Qualche giorno fa il governo ha annunciato che, a decorrere dal prossimo anno, il pagamento del canone di abbonamento sarà addebitato sulla bolletta dell’energia elettrica. Dopo poche ore si è avuta la smentita, giustificata da imprecisati problemi tecnici irrisolvibili in poco tempo, e ha rinviato la riforma del canone al prossimo anno.
La vicenda offre lo spunto però per alcune considerazioni.
In tutti i paesi europei si cerca di limitare l’evasione del canone, considerato un’imposta fra le più odiose. Il metodo della bolletta elettrica è stato applicato in Grecia, Portogallo, Romania e Slovacchia. Di recente, in Francia il canone è stato agganciato all’imposta sull’abitazione, mentre in Germania è stato ancorato al requisito della residenza.
La modifica della riscossione del canone è urgente in Italia poiché abbiamo un’evasione fra le più elevate, equivalente a circa il 30% delle famiglie. Evasione che è alimentata anche da continue campagne denigratorie contro la Rai, qualche volta immotivate, ma spesso suffragate da un servizio offerto non proprio di qualità. Il recupero di una parte dell’evasione potrebbe avvenire, prima ancora che con metodi coercitivi, con il ritorno della Rai a essere un vero servizio pubblico, con un’offerta di programmi di qualità e salvaguardando il pluralismo dell’informazione.

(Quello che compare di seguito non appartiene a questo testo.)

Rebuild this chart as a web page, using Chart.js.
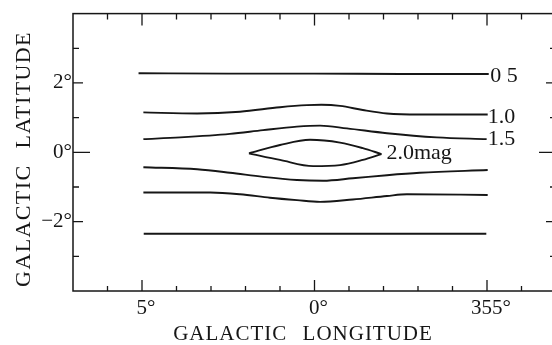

Nelle dichiarazioni del governo si è ipotizzato che, grazie al recupero di circa 600 milioni di euro di evasione, il canone unitario sarebbe sceso della metà, a 60-70 euro rispetto all’attuale valore di 113,5 euro. Un’operazione che potrebbe avere un impatto positivo sull’opinione pubblica, ma lascerebbe irrisolti i problemi del sistema Tv (semmai sarebbe più utile prevedere forme di esonero per i meno abbienti).
Togliendo 600 milioni di euro da un mercato già povero di risorse, ai margini del mercato globale della comunicazione, si renderebbe il mercato ancor più debole. L’occasione della revisione del canone potrebbe essere invece l’occasione per rivedere l’intero assetto del sistema.
Ciò che la Rai acquisirebbe in più con il canone dovrebbe essere tolto dai ricavi da pubblicità. Per due motivi:
Per far rifluire risorse aggiuntive sul mercato dei mezzi di comunicazione, che versa in una profonda crisi, causata proprio dal crollo del mercato pubblicitario (evitando, con appropriati vincoli antitrust, che la pubblicità persa da Rai non rifluisca sul concorrente diretto, già detentore del 35% del mercato pubblicitario e del 58% del mercato Tv).
L’operazione permetterebbe di dare a Rai certezze di risorse senza la necessità di “svendere” la propria natura di servizio pubblico alle esigenze pubblicitarie, causa della sua omologazione alle Tv commerciali. Non a caso la Rai ha la quota più elevata dei ricavi pubblicitari rispetto agli altri servizi pubblici europei.
La riduzione della pubblicità per Rai (con due sole reti generaliste, come tutti i privati) potrebbe ottenersi riprendendo il vecchio progetto di una rete senza la pubblicità, oppure riducendo gli indici di affollamento pubblicitario.
La buona idea di ridurre l’evasione dovrebbe quindi accompagnarsi a un progetto che “sistemi” l’assetto del sistema televisivo. Andando avanti per aggiustamenti di settore, oltre al canone è previsto un intervento del governo sulla governance Rai, si perde la possibilità di una vera e necessaria riforma del sistema televisivo.